J’avais besoin de ces trois semaines de vacances.
A vrai dire. Peu m’importait l’endroit. Je souhaitais marquer une pause. Et ne plus penser. L’espace de quelques jours. A tout ce qui m’alourdissait.
Comme une fin de saison typique d’une série américaine prévisible. Une accumulation d’événements et de coïncidences me menait à une situation difficile à gérer.
J’étais épuisé. Et j’avais besoin d’un moment.
La situation anxiogène globale concernant le Virus. L’absence de vision claire. Des scènes du quotidien ressemblant maintenant à celles de films de science-fiction. Des masques partout. Tout le temps.
Le petit mal de tête autrefois anodin qui crée la panique et te pousse tantôt à ne pas faire la bise à tes parents vulnérables de peur de les infecter. Et tantôt à vouloir carrément t’isoler au cas où.
Mais tu ne peux pas t’isoler. Tu veux être là pour aider un maximum tes parents qui vieillissent. Parce que tu sais que ce n’est que le début. Et au détour d’une conversation, pour expliquer à une amie ce qu’est Alzheimer, tu mets finalement à haute voix des mots sur ce qui arrive à ton Père.
Chaque jour, il va perdre en autonomie. Et paradoxalement, chaque jour, il ira mieux que le lendemain.
Alors, oui. Tu souris aujourd’hui parce que pendant quelques minutes il t’a confondu avec un vieil ami et t’a demandé en quelle année tu étais arrivé en France. Mais quand ton sourire s’estompe, tu saisis aussi qu’un jour il n’y aura plus rien. Plus un seul souvenir. Ni de ce vieil ami. Ni de toi.
Tu habites le plus près. Et tu vis seul. Tu n’as pas (encore) lancé ta famille. Alors tu te dis que tu dois aider un maximum. Mais tu ne te reposes pas assez. Parce que tu crois comme toujours que tu es invincible et/ou sept personnes à la fois.
Et puis. Les nouvelles au boulot ne sont pas bonnes. Tes perspectives d’évolution au travail s’amoindrissent. Le virus a, là aussi, tout balayé. Et tu apprends quelques jours avant tes vacances que ça ne sent pas bon. Et que c’est bientôt la fin.

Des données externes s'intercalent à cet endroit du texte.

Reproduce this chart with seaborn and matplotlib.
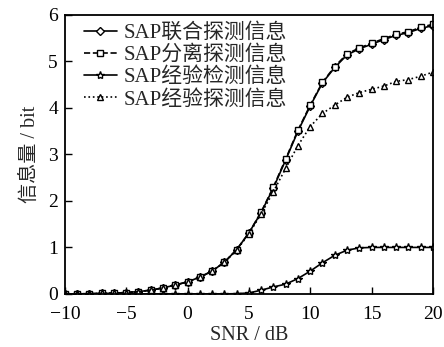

Tu souris et tu l’encaisses. Sans réellement en parler. Pour n’inquiéter ni les parents ni les proches. Tu te montres confiant. Tout ira bien. Et tu ranges ça très loin au fin fond de ton estomac là où tu caches tout habituellement.
Et la veille du départ. Tu demandes à une personne de ne plus te suivre sur les réseaux sociaux et de ne plus te contacter. Parce que depuis longtemps déjà tu ne saisis pas pourquoi toi. Pourquoi ces messages. Pourquoi ces interactions compliquées.

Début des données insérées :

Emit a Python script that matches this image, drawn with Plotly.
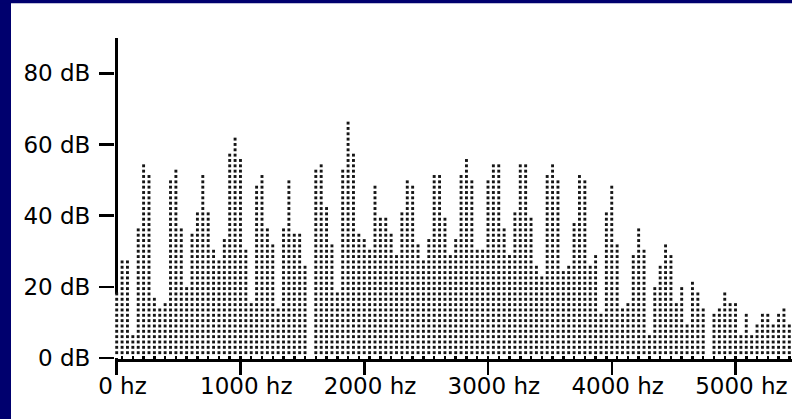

Et comme toujours quand tu dois être dur avec quelqu’un. Tu finis par avoir des remords. A imaginer le pire pour cette personne parce qu’il ne poste plus rien depuis. Et à t’en vouloir.
Mais la perspective qu’une personne que tu ne connais pas réellement ait accès à des informations privées, se souvienne en détail de choses sans importance que tu as écris il y a mille tweets, fait que tu t’assieds un instant au milieu de chez toi.
Et que tu te dises que tu dois tout couper.
Alors tu prends l’avion au petit matin et tu souffles un bon coup.
Et trois semaines plus tard, tu reviens.